The German Taco: a cross-cultural, trans-national fusion of deliciousness!
- Corn tortillas
- Cooked taco meat (carne asada, ranchera, tri-tip, or steak; any kind of roasted or braised pork would also be excellent)
- Red cabbage braised in red wine (recipe follows)
- Spicy mustard
- "Senf" Crema (recipe follows)
- Minced onion or shallot
- Minced parsley
- Toast your tortillas on a flame or grill (I like them double-stacked)
- Spread tortilla with mustard, then taco meat
- Top with red cabbage, crema, minced onion and parsley . Throw down with some German weissbier (try it with lime!) and maybe some "El Yucateco" hot sauce for a kick.
(adapted from A. Green's "Starting with Ingredients")
1 medium head red cabbage, cored and shredded
2 tbsp. bacon or smoked pork fat (substitute olive oil if unavailable)
1/4 cup smoked bacon, chopped
1 large onion, chopped
3 tart apples (like Granny Smith), peeled, cored, and diced
1/2 c brown sugar, packed
1/4 c apple cider vinegar
1/4 c hearty but soft red wine, like Cab, Merlot, Petit Verdot, maybe even Rioja!
Salt and pepper
Preheat oven to 300. In dutch oven, heat pork fat and cook bacon for 5 minutes. Remove bacon onto paper towels, remove all but 3 tbsp. fat from pan.

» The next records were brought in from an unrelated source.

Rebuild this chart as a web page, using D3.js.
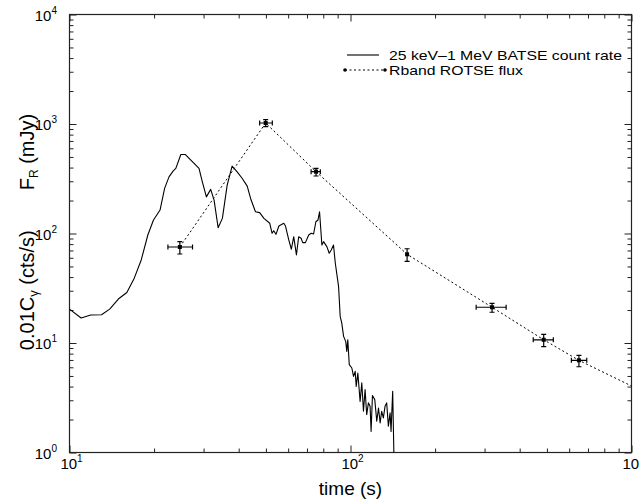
<!DOCTYPE html>
<html>
<head>
<meta charset="utf-8">
<script src="https://cdn.jsdelivr.net/npm/d3@7"></script>
<style>
  html, body { margin: 0; padding: 0; background: #fff; }
  svg { display: block; font-family: "Liberation Sans", Arial, Helvetica, sans-serif; }
</style>
</head>
<body>
<div id="chart"></div>
<script>
// GRB light curve: BATSE count rate + ROTSE R band flux, log-log

const width = 639;
const height = 502;

// BATSE 25 keV-1 MeV count rate (x0.01), time in s
const batseT = [10.0, 11.0, 11.9, 13.0, 13.9, 15.0, 16.0, 17.0, 18.0, 19.0,
  19.9, 21.0, 21.8, 22.6, 23.4, 23.9, 24.9, 25.8, 28.9, 29.7,
  30.7, 31.8, 32.7, 33.8, 35.0, 36.4, 37.9, 39.5, 41.2, 42.9,
  44.1, 45.9, 47.5, 49.2, 51.6, 52.6, 53.3, 54.3, 55.6, 57.9,
  58.7, 60.3, 61.6, 62.8, 64.2, 65.4, 66.7, 67.6, 69.1, 71.0,
  72.5, 73.9, 75.3, 76.6, 77.6, 79.1, 80.2, 82.4, 84.0, 85.4,
  87.0, 88.3, 90.7, 91.9, 93.1, 94.5, 96.2, 97.0, 97.8, 99.0,
  101.1, 102.5, 103.9, 104.8, 106.2, 108.2, 109.7, 111.2, 112.7, 114.2,
  115.8, 117.4, 118.4, 119.7, 122.0, 124.0, 125.8, 127.5, 129.1, 130.9,
  132.7, 134.5, 136.4, 138.3, 139.4, 141.3, 142.9];
const batseC = [20.4, 16.9, 18.0, 18.1, 20.4, 25.5, 28.9, 39.1, 57.3, 96.9,
  132.7, 163.8, 258, 329, 373, 393, 527, 527, 393, 296,
  216, 253, 202, 113, 137.5, 277, 412, 366, 318, 271,
  209, 158, 155, 137.5, 124, 100.4, 106, 98.3, 117, 124,
  117, 87.3, 71.8, 93.5, 63.7, 93.5, 90.4, 82.5, 82.5, 96.9,
  100.4, 99, 128, 132.7, 158, 78.6, 84.2, 75.8, 66.0, 70.7,
  78.6, 53.5, 32.7, 17.5, 15.2, 11.5, 10.3, 8.38, 10.7, 6.34,
  5.91, 4.96, 5.51, 4.02, 5.32, 2.93, 4.32, 2.38, 3.75, 2.22,
  2.84, 2.64, 1.56, 3.31, 3.04, 1.93, 2.55, 1.86, 2.38, 2.07,
  2.64, 2.84, 1.74, 2.30, 1.56, 3.62, 0.8];

// ROTSE R band points (mJy) with time and flux ranges
const rotseT   = [24.7, 49.9, 75.4, 159, 319, 487, 650];
const rotseTlo = [22.4, 47.5, 72.4, 159, 280, 447, 611];
const rotseThi = [27.4, 52.7, 78.1, 159, 358, 527, 693];
const rotseF   = [75.3, 1021, 367, 64.6, 21.2, 10.7, 6.95];
const rotseFlo = [65.0, 945, 335, 55.7, 19.1, 9.25, 6.07];
const rotseFhi = [84.2, 1095, 394, 72.6, 23.0, 12.0, 7.72];

// dotted curve through the points, continued to the frame edge
const rotseLineT = [24.7, 49.9, 75.4, 159, 319, 487, 650, 1000];
const rotseLineF = [75.3, 1021, 367, 64.6, 21.2, 10.7, 6.95, 4.05];

const xTickExp = [1, 2, 3];
const yTickExp = [0, 1, 2, 3, 4];

const legendLabels = ["25 keV\u20131 MeV BATSE count rate", "Rband ROTSE flux"];

const pL = 69.5, pR = 631.5, pT = 14.5, pB = 452.5;

const svg = d3.select("#chart").append("svg")
  .attr("width", width)
  .attr("height", height);

const x = d3.scaleLog().domain([10, 1000]).range([pL, pR]);
const y = d3.scaleLog().domain([1, 1e4]).range([pB, pT]);

const xMajor = xTickExp.map(e => Math.pow(10, e));
const yMajor = yTickExp.map(e => Math.pow(10, e));
const xMinor = x.ticks().filter(v => !xMajor.some(m => Math.abs(m - v) < 1e-9));
const yMinor = y.ticks().filter(v => !yMajor.some(m => Math.abs(m - v) < 1e-9));

svg.append("defs").append("clipPath").attr("id", "clip")
  .append("rect")
  .attr("x", pL).attr("y", pT)
  .attr("width", pR - pL).attr("height", pB - pT);

// ticks, all pointing inward
function tickAxis(axisFn, scale, values, size, transform) {
  const g = svg.append("g")
    .attr("transform", transform)
    .call(axisFn(scale).tickValues(values).tickSize(size).tickFormat(""));
  g.select(".domain").remove();
  g.selectAll(".tick line").attr("stroke", "#222").attr("stroke-width", 1);
}
tickAxis(d3.axisBottom, x, xMajor, -7, `translate(0,${pB})`);
tickAxis(d3.axisBottom, x, xMinor, -4, `translate(0,${pB})`);
tickAxis(d3.axisTop, x, xMajor, -7, `translate(0,${pT})`);
tickAxis(d3.axisTop, x, xMinor, -4, `translate(0,${pT})`);
tickAxis(d3.axisLeft, y, yMajor, -7, `translate(${pL},0)`);
tickAxis(d3.axisLeft, y, yMinor, -4, `translate(${pL},0)`);
tickAxis(d3.axisRight, y, yMajor, -7, `translate(${pR},0)`);
tickAxis(d3.axisRight, y, yMinor, -4, `translate(${pR},0)`);

svg.append("rect")
  .attr("x", pL).attr("y", pT)
  .attr("width", pR - pL).attr("height", pB - pT)
  .attr("fill", "none")
  .attr("stroke", "#222")
  .attr("stroke-width", 1.2);

// tick labels 10^n
const xl = svg.append("g").selectAll("text")
  .data(xTickExp)
  .join("text")
  .attr("x", d => x(Math.pow(10, d)) + 2)
  .attr("y", 469)
  .attr("text-anchor", "middle")
  .style("font-size", "15px")
  .text("10");
xl.append("tspan").attr("dy", -7).style("font-size", "10px").text(d => d);

const yl = svg.append("g").selectAll("text")
  .data(yTickExp)
  .join("text")
  .attr("x", 57)
  .attr("y", d => y(Math.pow(10, d)) + 6)
  .attr("text-anchor", "end")
  .style("font-size", "15px")
  .text("10");
yl.append("tspan").attr("dy", -7).style("font-size", "10px").text(d => d);

// axis titles
svg.append("text")
  .attr("x", (pL + pR) / 2)
  .attr("y", 495)
  .attr("text-anchor", "middle")
  .style("font-size", "19px")
  .text("time (s)");

const ylab = svg.append("text")
  .attr("transform", "translate(34,232) rotate(-90)")
  .attr("text-anchor", "middle")
  .style("font-size", "20px");
ylab.append("tspan").text("0.01C");
ylab.append("tspan").attr("dy", 4).style("font-size", "13px").text("\u03b3");
ylab.append("tspan").attr("dy", -4).text(" (cts/s)");
ylab.append("tspan").attr("dx", 40).text("F");
ylab.append("tspan").attr("dy", 4).style("font-size", "12px").text("R");
ylab.append("tspan").attr("dy", -4).text(" (mJy)");

const plot = svg.append("g").attr("clip-path", "url(#clip)");

// BATSE curve
const batse = batseT.map((t, i) => [t, batseC[i]]);
plot.append("path")
  .datum(batse)
  .attr("fill", "none")
  .attr("stroke", "#000")
  .attr("stroke-width", 1.1)
  .attr("stroke-linejoin", "round")
  .attr("d", d3.line().x(d => x(d[0])).y(d => y(d[1])));

// ROTSE dotted curve
const rotseLine = rotseLineT.map((t, i) => [t, rotseLineF[i]]);
plot.append("path")
  .datum(rotseLine)
  .attr("fill", "none")
  .attr("stroke", "#000")
  .attr("stroke-width", 1)
  .attr("stroke-dasharray", "2,2.5")
  .attr("d", d3.line().x(d => x(d[0])).y(d => y(d[1])));

// ROTSE points with error bars
const rotse = rotseT.map((t, i) => ({
  t, f: rotseF[i], tlo: rotseTlo[i], thi: rotseThi[i], flo: rotseFlo[i], fhi: rotseFhi[i]
}));
const pts = plot.append("g").selectAll("g")
  .data(rotse)
  .join("g")
  .attr("stroke", "#000")
  .attr("stroke-width", 1.2);
pts.append("line")
  .attr("x1", d => x(d.tlo)).attr("x2", d => x(d.thi))
  .attr("y1", d => y(d.f)).attr("y2", d => y(d.f));
pts.filter(d => d.thi > d.tlo).append("path")
  .attr("d", d => `M${x(d.tlo)},${y(d.f) - 2.5}v5M${x(d.thi)},${y(d.f) - 2.5}v5`);
pts.append("line")
  .attr("x1", d => x(d.t)).attr("x2", d => x(d.t))
  .attr("y1", d => y(d.flo)).attr("y2", d => y(d.fhi));
pts.append("path")
  .attr("d", d => `M${x(d.t) - 2.5},${y(d.flo)}h5M${x(d.t) - 2.5},${y(d.fhi)}h5`);
pts.append("rect")
  .attr("x", d => x(d.t) - 2).attr("y", d => y(d.f) - 2)
  .attr("width", 4).attr("height", 4)
  .attr("fill", "#000").attr("stroke", "none");

// legend
const leg = svg.append("g");
leg.append("line")
  .attr("x1", 347).attr("x2", 379).attr("y1", 55).attr("y2", 55)
  .attr("stroke", "#000").attr("stroke-width", 1.1);
leg.append("line")
  .attr("x1", 345).attr("x2", 385).attr("y1", 70).attr("y2", 70)
  .attr("stroke", "#000").attr("stroke-width", 1)
  .attr("stroke-dasharray", "2,2.5");
leg.selectAll("circle")
  .data([345, 385])
  .join("circle")
  .attr("cx", d => d).attr("cy", 70).attr("r", 1.8).attr("fill", "#000");
leg.selectAll("text")
  .data(legendLabels)
  .join("text")
  .attr("x", 389)
  .attr("y", (d, i) => 59.5 + i * 15)
  .attr("textLength", (d, i) => i === 0 ? 233 : 134)
  .attr("lengthAdjust", "spacingAndGlyphs")
  .style("font-size", "13px")
  .text(d => d);
</script>
</body>
</html>
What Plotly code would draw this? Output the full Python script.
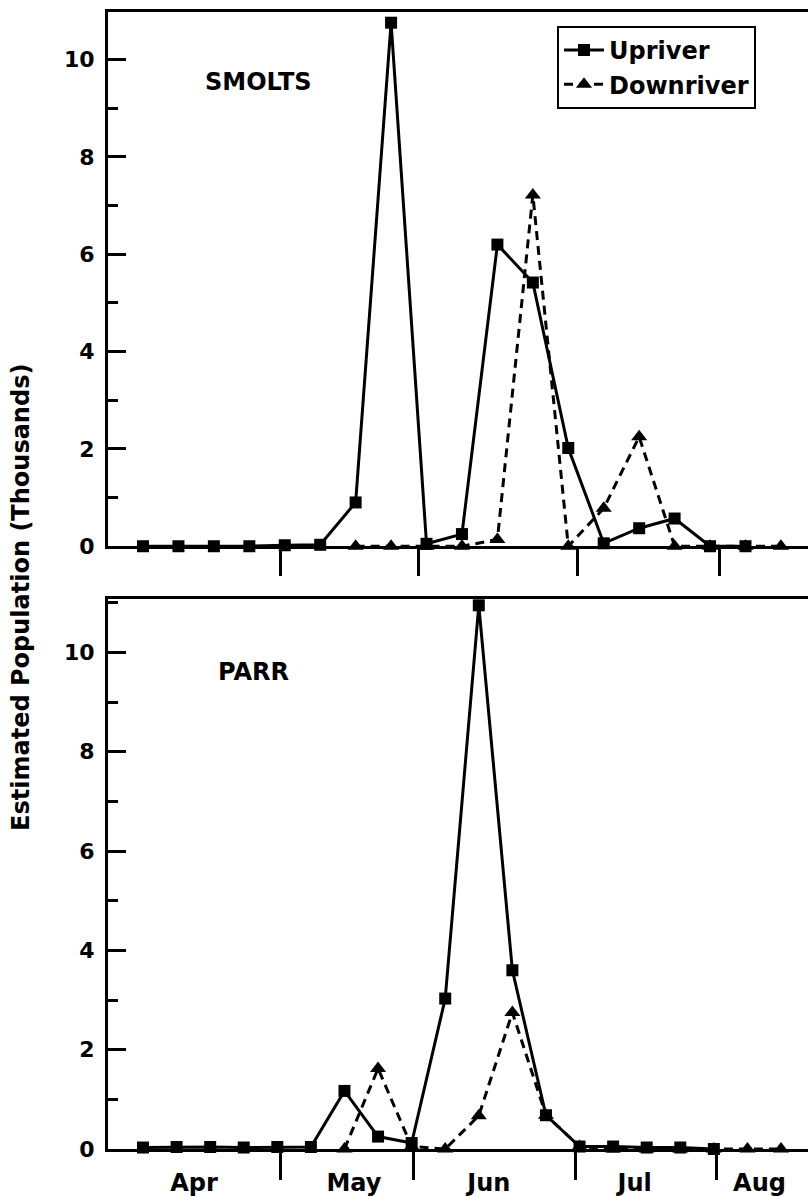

Add onion and saute over medium heat until lightly caramelized, about 5 minutes. Add apples, season with salt and pepper, and cook for 5 minutes more.
At once, add brown sugar, vinegar, wine, and cabbage. Bring to a boil (about 1 minute), stirring to moisten all of cabbage.
Cover and bake in oven for 45-50 minutes.
1/4 c. mayo
1/4 c. plain yogurt
2 tbsp spicy mustard, deli mustard, or Dijon
1 tsp. olive oil
1/2 tsp. honey
Juice of 1/2 lime
Salt and pepper
Whisk all ingredients together. Season with salt and pepper to taste. Cover and refrigerate for 30 minutes to let flavors distribute. Add more lime juice or mustard to taste.